The Commissioner may issue a written order to deny, suspend, or revoke a license issued under the Kentucky Act if the Commissioner finds a violation has occurred. In addition to any other remedies or penalties, the Commissioner may also impose a civil penalty for repeat violations or a pattern or practice that results in a violation. A civil penalty will be at least $1,000 and may be up to $25,000 per violation per day the violation is outstanding. There is no private right of action under the law.

Virginia Amendment to Qualified Education Loan Servicer Law (SB 496/HB 203)

Virginia has also recently amended its law governing student loan servicers. SB 496, signed into law on April 11, 2022, makes definitional changes to the Virginia law governing qualified education loan servicers. The law will become effective on July 1, 2022. The amendments narrow the scope of the law by replacing the term “or” with “and” when used in the definitions of “qualified education loan servicer” and “servicing,” which are used to determine whether an entity is subject to the law. This change means that a person must meet all of the listed requirements to be considered a servicer subject to the law, rather than just one of the listed requirements. The amended statute changes the definition of “servicing” as shown below, and it makes a very similar change to the definition of “qualified education loan servicer.” The only change is from the “or” to the “and” as shown below:

“Servicing” means:

(1) (i) Receiving any scheduled periodic payments from a qualified education loan borrower or notification of such payments or (ii) applying the payments of principal and interest and such other payments, with respect to the amounts received from a qualified education loan borrower, as may be required pursuant to the terms of a qualified education loan;

(2) During a period when no payment is required on a qualified education loan, (i) maintaining account records for the loan and (ii) communicating with the qualified education loan borrower regarding the qualified education loan, on behalf of the qualified education loan’s holder; or and

(3) Interacting with a qualified education loan borrower, including conducting activities to help prevent default on obligations arising from qualified education loans or to facilitate any activity described in clause (i) or (ii) of subdivision 1.

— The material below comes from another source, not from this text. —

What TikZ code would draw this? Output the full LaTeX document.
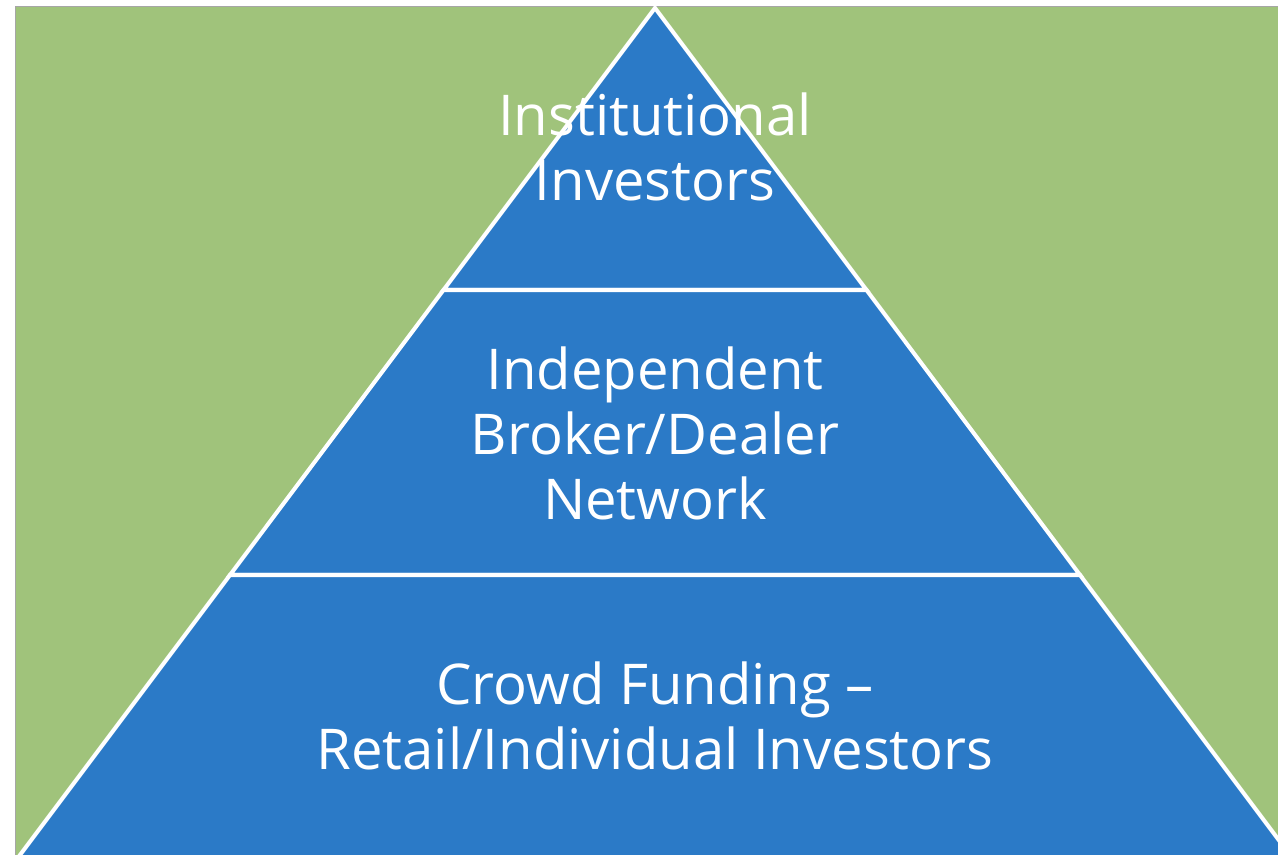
\documentclass[tikz,border=0pt]{standalone}
\usepackage{fontspec}
\setmainfont{Open Sans}
\usepackage{tikz}
\usetikzlibrary{positioning}
\definecolor{tierblue}{RGB}{43,122,199}
\definecolor{fieldgreen}{RGB}{160,195,123}

\begin{document}
\begin{tikzpicture}[
  x=0.02cm, y=-0.02cm,
  tier/.style={fill=tierblue, draw=white, line width=2.3pt, line join=miter},
  lbl/.style={text=white, align=center, font=\fontsize{32}{37}\selectfont, inner sep=0pt},
]
  \useasboundingbox (0,0) rectangle (1278,855);
  \clip (0,0) rectangle (1278,855);
  \fill[white] (0,0) rectangle (1278,855);
  \draw[fill=fieldgreen, draw=gray!70, line width=0.4pt] (15,6) rectangle (1290,870);

  \draw[tier] (655,8) -- (866.5,290) -- (443.5,290) -- cycle;
  \draw[tier] (443.5,290) -- (866.5,290) -- (1080,575) -- (230,575) -- cycle;
  \draw[tier] (230,575) -- (1080,575) -- (1296,863) -- (14,863) -- cycle;

  \node[lbl] (inst) at (655,147) {Institutional\\Investors};
  \node[lbl] (broker) at (655,433) {Independent\\Broker/Dealer\\Network};
  \node[lbl] (crowd) at (655,716) {Crowd Funding –\\Retail/Individual Investors};
\end{tikzpicture}
\end{document}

Because of this minor change, an entity must now engage in all activities listed above to be subject to the license requirement. Under the way the definition was structured previously, an entity would be subject to the license requirement for simply interacting with a borrower, even if the entity did not receive payments or maintain account records or other activities on behalf of the loan holder. Because of the narrowed scope of the Virginia law, it is possible that some licensed student loan servicers may now reasonably consider whether they can surrender their Virginia licenses.